LancasterStemmer.new returns a LancasterStemmer struct with a predefined set of stemming rules.

struct LancasterStemmer #

struct LancasterStemmer {
mut:
	rule_map map[string][]string
pub mut:
	strip_prefix bool
	rules        []string = [
		'ai*2.',
		'a*1.',
		'bb1.',
		'city3s.',
		'ci2>',
		'cn1t>',
		'dd1.',
		'dei3y>',
		'deec2ss.',
		'dee1.',
		'de2>',
		'dooh4>',
		'e1>',
		'feil1v.',
		'fi2>',
		'gni3>',
		'gai3y.',
		'ga2>',
		'gg1.',
		'ht*2.',
		'hsiug5ct.',
		'hsi3>',
		'i*1.',
		'i1y>',
		'ji1d.',
		'juf1s.',
		'ju1d.',
		'jo1d.',
		'jeh1r.',
		'jrev1t.',
		'jsim2t.',
		'jn1d.',
		'j1s.',
		'lbaifi6.',
		'lbai4y.',
		'lba3>',
		'lbi3.',
		'lib2l>',
		'lc1.',
		'lufi4y.',
		'luf3>',
		'lu2.',
		'lai3>',
		'lau3>',
		'la2>',
		'll1.',
		'mui3.',
		'mu*2.',
		'msi3>',
		'mm1.',
		'nois4j>',
		'noix4ct.',
		'noi3>',
		'nai3>',
		'na2>',
		'nee0.',
		'ne2>',
		'nn1.',
		'pihs4>',
		'pp1.',
		're2>',
		'rae0.',
		'ra2.',
		'ro2>',
		'ru2>',
		'rr1.',
		'rt1>',
		'rei3y>',
		'sei3y>',
		'sis2.',
		'si2>',
		'ssen4>',
		'ss0.',
		'suo3>',
		'su*2.',
		's*1>',
		's0.',
		'tacilp4y.',
		'ta2>',
		'tnem4>',
		'tne3>',
		'tna3>',
		'tpir2b.',
		'tpro2b.',
		'tcud1.',
		'tpmus2.',
		'tpec2iv.',
		'tulo2v.',
		'tsis0.',
		'tsi3>',
		'tt1.',
		'uqi3.',
		'ugo1.',
		'vis3j>',
		'vie0.',
		'vi2>',
		'ylb1>',
		'yli3y>',
		'ylp0.',
		'yl2>',
		'ygo1.',
		'yhp1.',
		'ymo1.',
		'ypo1.',
		'yti3>',
		'yte3>',
		'ytl2.',
		'yrtsi5.',
		'yra3>',
		'yro3>',
		'yfi3.',
		'ycn2t>',
		'yca3>',
		'zi2>',
		'zy1s.',
	]
}

All credits go to the respective authors of NLTK's LancasterStemmer implementation.
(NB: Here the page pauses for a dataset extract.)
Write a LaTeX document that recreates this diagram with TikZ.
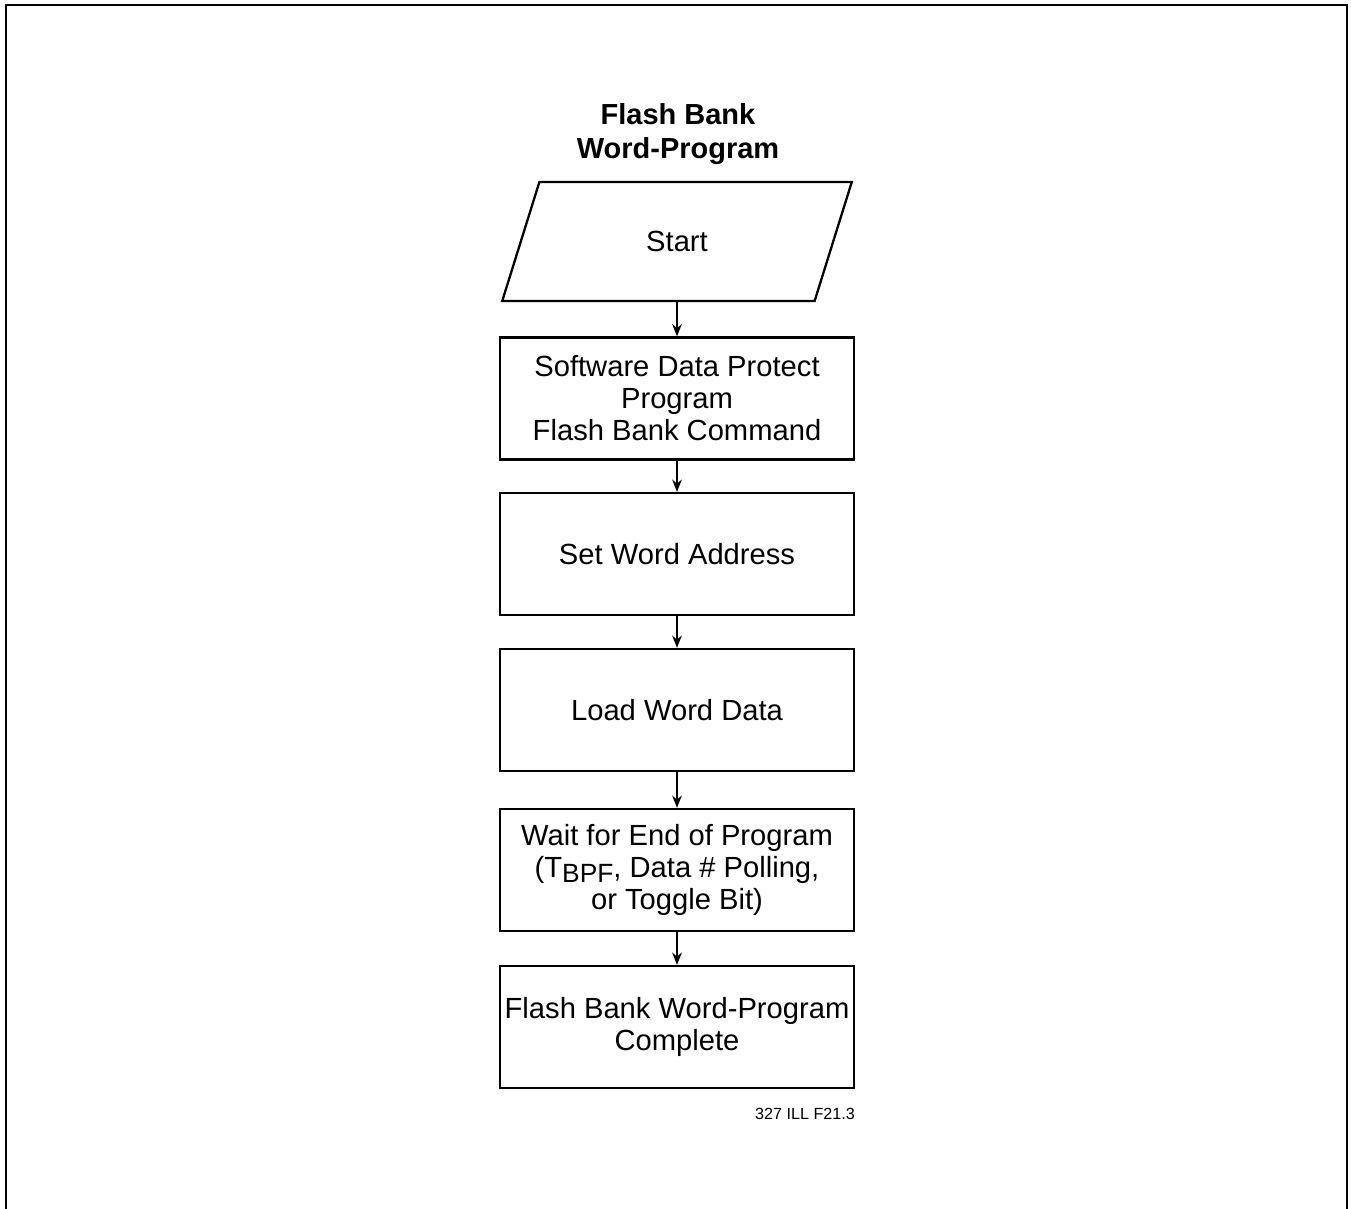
\documentclass[tikz,border=0pt]{standalone}
\usepackage{fontspec}
\setmainfont{Liberation Sans}
\usetikzlibrary{shapes.geometric,positioning,arrows.meta}

\begin{document}
\begin{tikzpicture}[x=0.02cm,y=-0.02cm,
  stepbox/.style={draw,line width=1.3pt,minimum width=7.08cm,minimum height=2.44cm,
                  align=center,inner sep=0pt,font=\fontsize{16.6}{18.2}\selectfont},
  inbox/.style={draw,line width=1.3pt,trapezium,trapezium left angle=73,
                trapezium right angle=107,trapezium stretches=true,
                minimum width=7.02cm,minimum height=2.38cm,
                font=\fontsize{16.6}{18.2}\selectfont},
  header/.style={font=\fontsize{16.5}{19.3}\selectfont\bfseries,align=center},
  flow/.style={line width=1pt,-{Stealth[length=7pt,width=5.5pt]}},
]
\useasboundingbox (0,0) rectangle (1351,1209);

% Frame (open at the bottom)
\draw[line width=1.5pt] (6,1209) -- (6,5) -- (1347,5) -- (1347,1209);

% Title
\node[header] (title) at (678,134) {Flash Bank\\Word-Program};

% Steps
\node[inbox] (start) at (677,241.5) {Start};
\node[stepbox] (sdp) at (677,398.5)
  {Software Data Protect\\Program\\ Flash Bank Command};
\node[stepbox] (addr) at (677,554) {Set Word Address};
\node[stepbox] (load) at (677,710) {Load Word Data};
\node[stepbox] (wait) at (677,870)
  {Wait for End of Program\\
   (T\raisebox{-0.35ex}{\fontsize{15}{15}\selectfont BPF}, Data \# Polling,\\
   or Toggle Bit)};
\node[stepbox] (done) at (677,1027) {Flash Bank Word-Program\\Complete};

% Connectors
\draw[flow] (start) -- (sdp);
\draw[flow] (sdp) -- (addr);
\draw[flow] (addr) -- (load);
\draw[flow] (load) -- (wait);
\draw[flow] (wait) -- (done);

% Figure tag
\node[font=\fontsize{9.2}{10}\selectfont] (tag) at (805,1114) {327 ILL F21.3};

\end{tikzpicture}
\end{document}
fn (LancasterStemmer) set_rules #

fn (mut stemmer LancasterStemmer) set_rules(rules []string) !

set_rules redefines the rules of stemmer and parses it.

fn (LancasterStemmer) stem #

fn (mut stemmer LancasterStemmer) stem(word string) !string

stem serves as a wrapper for do_stemming, which is private.